[Short exercise]:
With the pictures left out, copy the listing below exactly.

Charts and diagrams as code:
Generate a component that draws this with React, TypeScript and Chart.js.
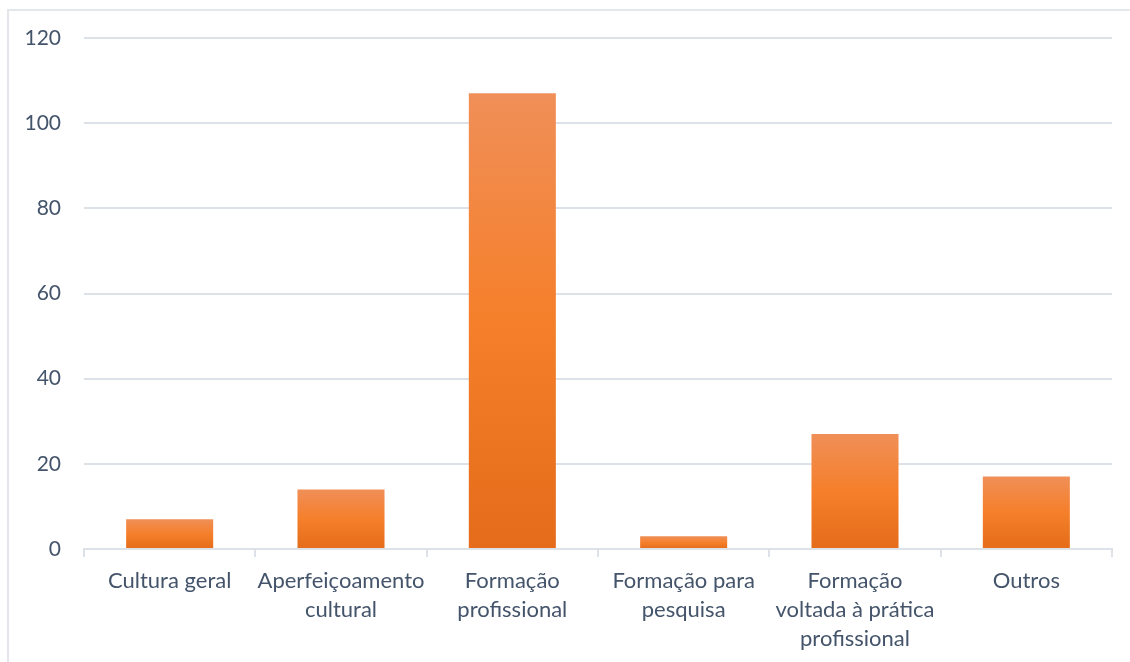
import React, { useEffect, useRef } from "react";
import { Chart, registerables } from "chart.js";

Chart.register(...registerables);

const categories: (string | string[])[] = [
  "Cultura geral",
  ["Aperfeiçoamento", "cultural"],
  ["Formação", "profissional"],
  ["Formação para", "pesquisa"],
  ["Formação", "voltada à prática", "profissional"],
  "Outros",
];
const values = [7, 14, 107, 3, 27, 17];
const yTicks = [0, 20, 40, 60, 80, 100, 120];

const TEXT = "#44546a";
const GRID = "#dde1e8";

function barFill(context: any) {
  const chart = context.chart;
  const y = chart.scales?.y;
  if (!y || context.raw == null) return "#f57f2a";
  const top = y.getPixelForValue(context.raw);
  const bot = y.getPixelForValue(0);
  if (!isFinite(top) || !isFinite(bot) || bot - top < 1) return "#f57f2a";
  const g = chart.ctx.createLinearGradient(0, top, 0, bot);
  g.addColorStop(0, "#f08f58");
  g.addColorStop(0.5, "#f57f2a");
  g.addColorStop(1, "#e46c1a");
  return g;
}

export default function App() {
  const ref = useRef<HTMLCanvasElement>(null);
  useEffect(() => {
    if (!ref.current) return;
    const chart = new Chart(ref.current, {
      type: "bar",
      data: {
        labels: categories,
        datasets: [
          {
            data: values,
            backgroundColor: barFill,
            barPercentage: 0.508,
            categoryPercentage: 1,
          },
        ],
      },
      options: {
        animation: false,
        responsive: false,
        maintainAspectRatio: false,
        layout: { padding: { top: 38, right: 18, left: 0, bottom: 0 } },
        plugins: { legend: { display: false }, tooltip: { enabled: false } },
        scales: {
          x: {
            grid: {
              drawOnChartArea: false,
              drawTicks: true,
              tickLength: 8,
              color: GRID,
              lineWidth: 2,
              offset: true,
            },
            border: { display: true, color: GRID, width: 2 },
            ticks: {
              color: TEXT,
              font: { family: "Lato", size: 22, lineHeight: 1.3 },
              maxRotation: 0,
              autoSkip: false,
              padding: 10,
            },
            afterFit: (s: any) => {
              s.height = 113;
            },
          },
          y: {
            min: 0,
            max: 120,
            afterBuildTicks: (s: any) => {
              s.ticks = yTicks.map((v) => ({ value: v }));
            },
            grid: { color: GRID, lineWidth: 2, drawTicks: false },
            border: { display: false },
            ticks: {
              color: TEXT,
              font: { family: "Lato", size: 21 },
              padding: 23,
            },
            afterFit: (s: any) => {
              s.width = 84;
            },
          },
        },
      },
    });
    return () => chart.destroy();
  }, []);
  return (
    <div style={{ position: "fixed", left: 0, top: 0, width: 1130, height: 662, background: "#fff" }}>
      <div
        style={{
          position: "fixed",
          left: 7,
          top: 9,
          width: 1130,
          height: 662,
          borderLeft: "2px solid #e3e6ea",
          borderTop: "2px solid #e3e6ea",
        }}
      />
      <canvas ref={ref} width={1130} height={662} style={{ position: "fixed", left: 0, top: 0 }} />
    </div>
  );
}
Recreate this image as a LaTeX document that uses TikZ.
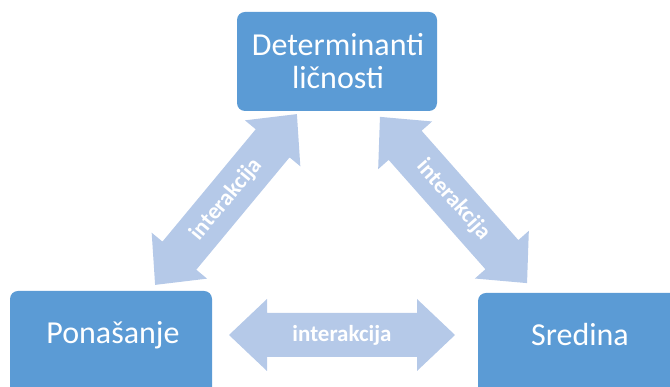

[Response to this exercise]:
Generate a component that draws this with React, TypeScript and Chart.js.
import React, { useEffect, useRef } from "react";
import { Chart, registerables } from "chart.js";

Chart.register(...registerables);

const categories: (string | string[])[] = [
  "Cultura geral",
  ["Aperfeiçoamento", "cultural"],
  ["Formação", "profissional"],
  ["Formação para", "pesquisa"],
  ["Formação", "voltada à prática", "profissional"],
  "Outros",
];
const values = [7, 14, 107, 3, 27, 17];
const yTicks = [0, 20, 40, 60, 80, 100, 120];

const TEXT = "#44546a";
const GRID = "#dde1e8";

function barFill(context: any) {
  const chart = context.chart;
  const y = chart.scales?.y;
  if (!y || context.raw == null) return "#f57f2a";
  const top = y.getPixelForValue(context.raw);
  const bot = y.getPixelForValue(0);
  if (!isFinite(top) || !isFinite(bot) || bot - top < 1) return "#f57f2a";
  const g = chart.ctx.createLinearGradient(0, top, 0, bot);
  g.addColorStop(0, "#f08f58");
  g.addColorStop(0.5, "#f57f2a");
  g.addColorStop(1, "#e46c1a");
  return g;
}

export default function App() {
  const ref = useRef<HTMLCanvasElement>(null);
  useEffect(() => {
    if (!ref.current) return;
    const chart = new Chart(ref.current, {
      type: "bar",
      data: {
        labels: categories,
        datasets: [
          {
            data: values,
            backgroundColor: barFill,
            barPercentage: 0.508,
            categoryPercentage: 1,
          },
        ],
      },
      options: {
        animation: false,
        responsive: false,
        maintainAspectRatio: false,
        layout: { padding: { top: 38, right: 18, left: 0, bottom: 0 } },
        plugins: { legend: { display: false }, tooltip: { enabled: false } },
        scales: {
          x: {
            grid: {
              drawOnChartArea: false,
              drawTicks: true,
              tickLength: 8,
              color: GRID,
              lineWidth: 2,
              offset: true,
            },
            border: { display: true, color: GRID, width: 2 },
            ticks: {
              color: TEXT,
              font: { family: "Lato", size: 22, lineHeight: 1.3 },
              maxRotation: 0,
              autoSkip: false,
              padding: 10,
            },
            afterFit: (s: any) => {
              s.height = 113;
            },
          },
          y: {
            min: 0,
            max: 120,
            afterBuildTicks: (s: any) => {
              s.ticks = yTicks.map((v) => ({ value: v }));
            },
            grid: { color: GRID, lineWidth: 2, drawTicks: false },
            border: { display: false },
            ticks: {
              color: TEXT,
              font: { family: "Lato", size: 21 },
              padding: 23,
            },
            afterFit: (s: any) => {
              s.width = 84;
            },
          },
        },
      },
    });
    return () => chart.destroy();
  }, []);
  return (
    <div style={{ position: "fixed", left: 0, top: 0, width: 1130, height: 662, background: "#fff" }}>
      <div
        style={{
          position: "fixed",
          left: 7,
          top: 9,
          width: 1130,
          height: 662,
          borderLeft: "2px solid #e3e6ea",
          borderTop: "2px solid #e3e6ea",
        }}
      />
      <canvas ref={ref} width={1130} height={662} style={{ position: "fixed", left: 0, top: 0 }} />
    </div>
  );
}
Recreate this image as a LaTeX document that uses TikZ.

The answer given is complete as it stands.